Dynamics of cytokine-binding (A, tested with ELISA as in ref. [10] or neutralizing autoAbs (B, tested with cell-based bioassays in S1 from 7 to 30 months of age; his autoAb levels at 12 years of age (red diamonds) are compared with those of Finnish APS1 patients (C, tested with luciferase-based immunoprecipitation assay. Horizontal line represents the cutoff level. D Neutralizing titers against IL-17F (10 ng/mL) and IL-17A/IL-17F heterodimer (5 ng/mL) were tested using cytokine-stimulated NCTC 2544 keratinocytes; the titer is the serum dilution that halved the concentration of GRO-α in the supernatant (tested with ELISA as described in ref. [4]. S1 serum (12 years of age, red diamond) was tested along with samples from 3 APS1 patients: one negative against both IL-17A and anti-IL-17F (no neutralizing capacity); one with anti-IL-17F but negative against IL-17A (moderate neutralization of IL-17F and IL-17A/F); one positive against IL-17A and IL-17F (moderate neutralization of IL-17F and high of IL-17A/F). E Intracellular cytokine staining (IL-17A, IL-22, and IFN-γ as a stimulation control) after PMA and ionomycin stimulation (method in ref. [4]) of PBMC of subject S1 at 12 years of age. CD4 + T cells were gated. F Frequencies of IL-22 + and IL-17A + cells among CD4 + T cells from S1 (red diamond) and two healthy controls (Ctrl) tested in parallel; their data are displayed together with those of the APS1 patients tested for ref. [4]

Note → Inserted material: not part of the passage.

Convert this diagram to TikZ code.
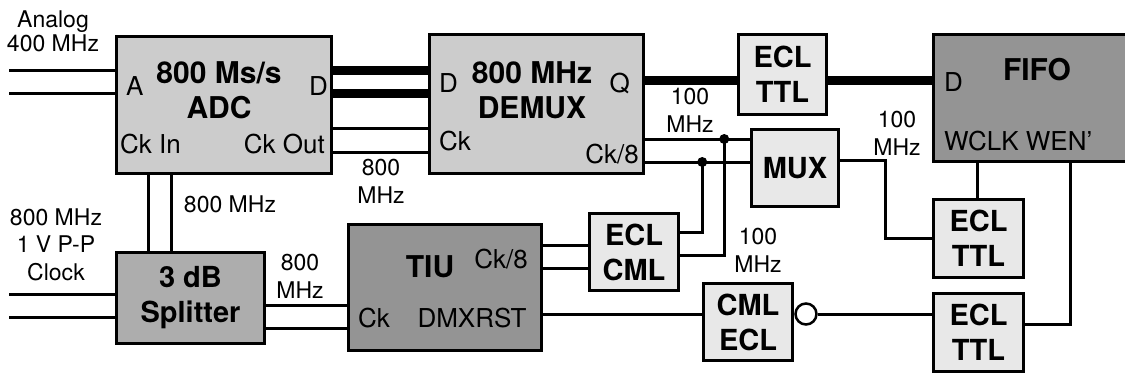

Since S1 still showed no signs of APS1 by 12 years of age, we tested his peripheral blood lymphocytes for IL-17A- and IL-22-producing cells, after stimulating with phorbol-myristate-acetate + ionomycin followed by intracellular cytokine staining (Fig. 1E). Both Th22 and Th17 cell percentages were within the healthy control range (Fig. 1E, F, red symbols). However, they did not show the complete absence noted in APS1 patients with CMC (Fig. 1F), to which we hypothesized their deficiency might contribute, especially in combination with autoAbs neutralizing IL-22 and/or IL-17 s. It is tempting to speculate that S1 is being protected from CMC by these few remaining Th22 or Th17 cells, which might possibly be more frequent in his mucosal tissues. On the other hand, they were detected after very potent stimulation, and their responses to Candida antigens might have been much weaker or even undetectable.

The boy reported here is unusual in the medical literature as he has had APS1-typical IFN-, IFN-, IL-22, and IL-17F autoAbs at least since age 7 months [4], but still shows no clinical or biochemical signs of APS1 even 12 years later. It could be argued that S1 has APS1 but it is non-penetrant in him. However, that has never been reported before in R257X homozygous siblings of APS1 patients, to our knowledge. Indeed, he clearly has been penetrant serologically (for IFN-α, IL-22, and IL-17F autoAbs) for at least 10 years, but neither clinically nor biochemically penetrant for APS1—which is unique.

Despite candidiasis in most patients being the earliest clinical manifestation, the order of occurrence of major disease components varies between patients. Furthermore, CMC is not present in 100% of the patients and the match between CMC status and the presence of anti-IL-17F and/or IL-22 autoAbs is not absolute but correlative. These findings further underlie that incomplete penetrance of CMC in the biallelic APS1 even in the case of longstanding presence of Th17-related autoantibodies is possible. This has been also illustrated recently for autoAbs against IFNs in patients with APS1 and severe COVID-19 [8].

Taken together, we believe that autoAbs neutralizing IL-22 and IL-17F may not be sufficient by themselves to precipitate CMC in subjects with APS1 genotypes. Our data suggest that the lack of anti-IL-17A autoAbs and the presence of IL-22-positive cells together may also have a role in protecting against CMC. The role of aberrant Th1 responses in precipitating CMC in APS1 patients is warranting further studies.